With Letter, Justice Kavanaugh returned to concerns that the “legislative purpose” standard was too deferential to Congress. Noting hypothetical questions posed during oral argument about whether, for example, congressional committees could serve subpoenas for personal records on members of Congress, he asked, “isn’t the whole point that once you start down this road and the Court articulates too low a standard, that something like that will start happening?”
The Performance of House Counsel
As noted earlier, after oral argument, many commentators said they expect the Court to reverse the judgments of the federal appeals courts upholding the subpoenas. This seems likely because a number of justices consistently expressed concerns that the “conceivable legislative purpose” standard for evaluating objections to a subpoena was too lenient and would enable Congress to harass the President with a barrage of demands for documents.

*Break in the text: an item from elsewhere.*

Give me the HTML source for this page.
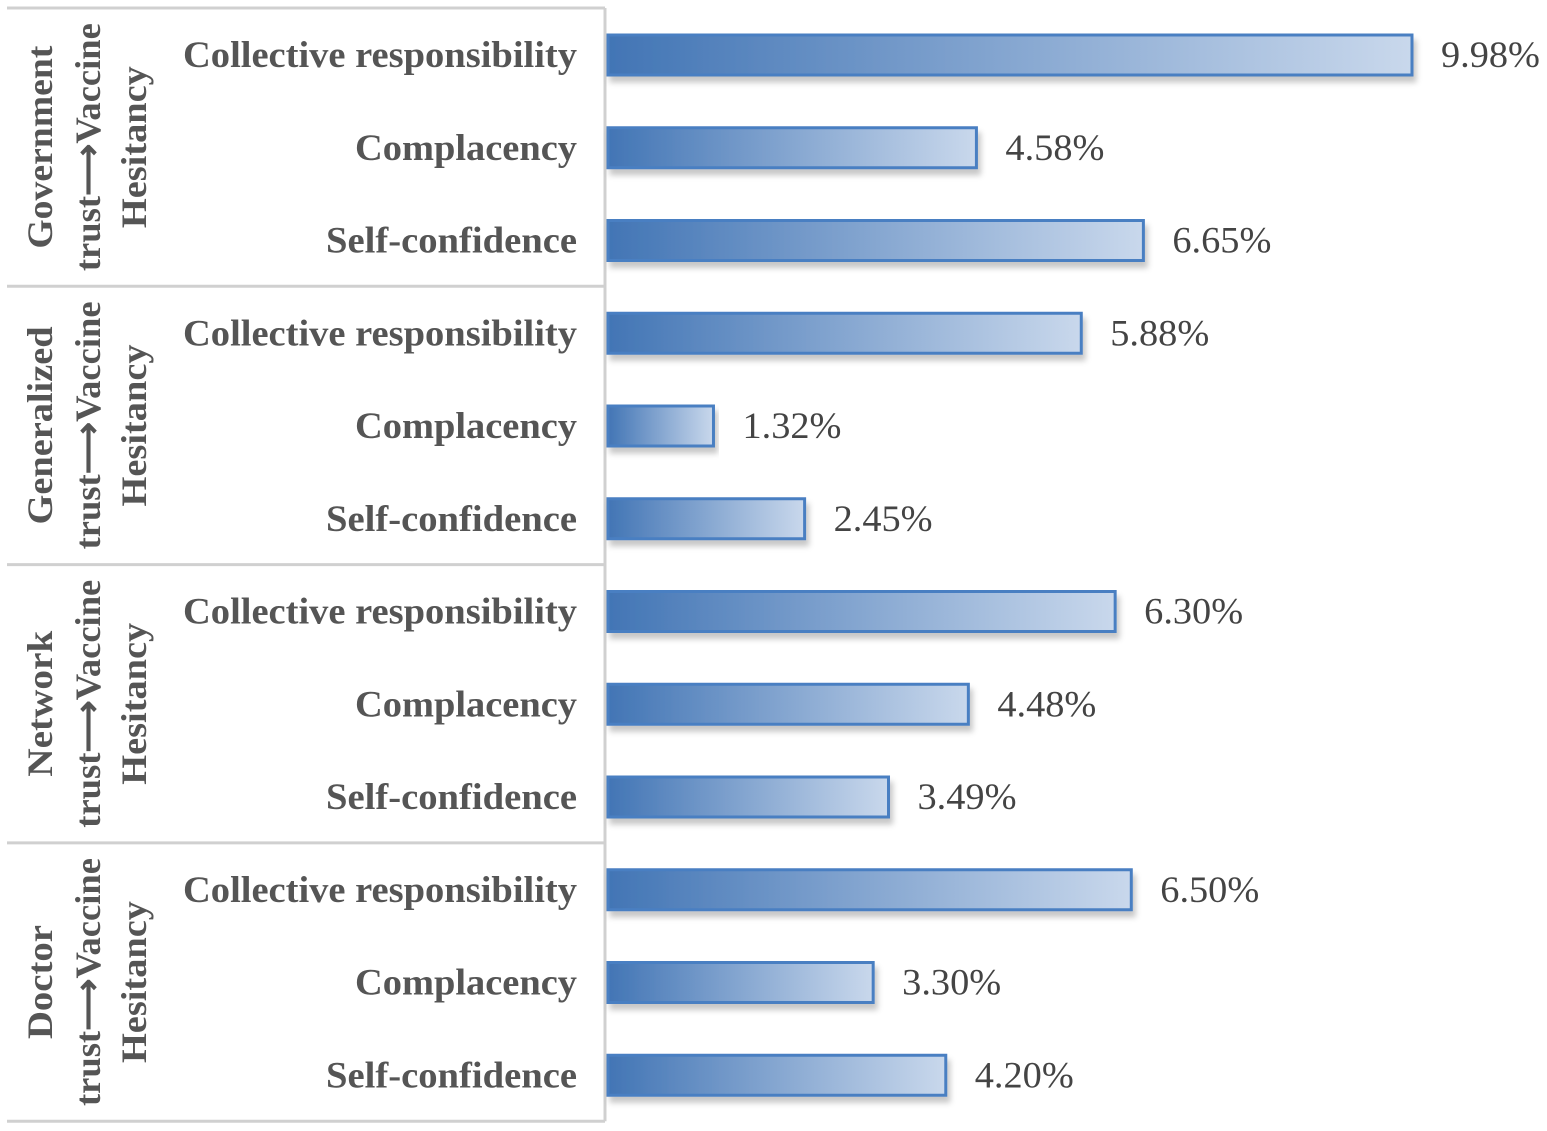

Many commentators also were critical of House counsel for failing to adequately address these concerns during oral argument. There is some merit to this criticism. Ironically, Letter stumbled as much when he was asked friendly questions as hostile ones. After Justice Alito aggressively questioned Letter about the lack of protection for the President, both Justices Sotomayor and Kagan gave him a chance to address this concern.
Letter’s answers to these friendly questions came across as rote and flat. He reiterated the “valid legislative purpose” standard and indicated that courts should defer to Congress’s judgments about its legislative priorities.
Letter avoided making an aggressive factual defense of the subpoenas. Hindsight is 20-20, of course, but it seems that more could have been made of the need for Congress to consider the need for additional legislation in the areas of governmental ethics and foreign electoral interference given the record of President Trump in these areas.
Finally, again with the benefit of hindsight, it seems that a number of the justices were looking for Letter to make a concession that would acknowledge the reasonableness of their concerns about harassment. Yet he steadfastly refused to negotiate against himself and maintained that the appeals courts applied the correct legal standard and reached the correct results in upholding the subpoenas.
Letter may have made the strategic decision to maintain his position rather than make a concession at oral argument. The wisdom of this approach depends upon whether five justices were persuaded by his answers to the questions about presidential harassment. After reviewing the transcript, it seems that the five conservative justices were not convinced by Letter’s presentation.
Chief Justice Roberts is the Swing Vote
Following the retirement of Justice Kennedy, Chief Justice Roberts has emerged as the swing vote on the Court. In this case, it is a virtual certainty that the Court will reverse the judgments below unless he votes to affirm. However, Roberts did not seem to be persuaded by Letter’s answers regarding presidential harassment, commenting at one point, “your test is not really much of a test. It’s not a limitation.”
Accordingly, I agree with the conventional wisdom that the Court will vote to reverse the judgments below. My guess is that the vote will be 5-4 along ideological lines. If the Court does reverse, the challenge for the majority will be to articulate a more demanding standard that does not impermissibly intrude on how Congress develops and considers possible legislation.
Justice Sotomayor pressed this point effectively during her questioning of Wall. Developing legislation is a fluid process. It would be disruptive and discouraging for Congress to have to satisfy, in her words, “a heightened review standard . . . [for] legislation not yet in effect.”
The deferential “relevant to conceivable legislative purpose” standard applied by the courts, including the federal appeals courts in these cases, shows respect for Congress as a coordinate branch of government in its dealings with the President. The Roberts Court seems likely to shift the balance of power here in favor of the executive branch. We’ll know for sure soon enough.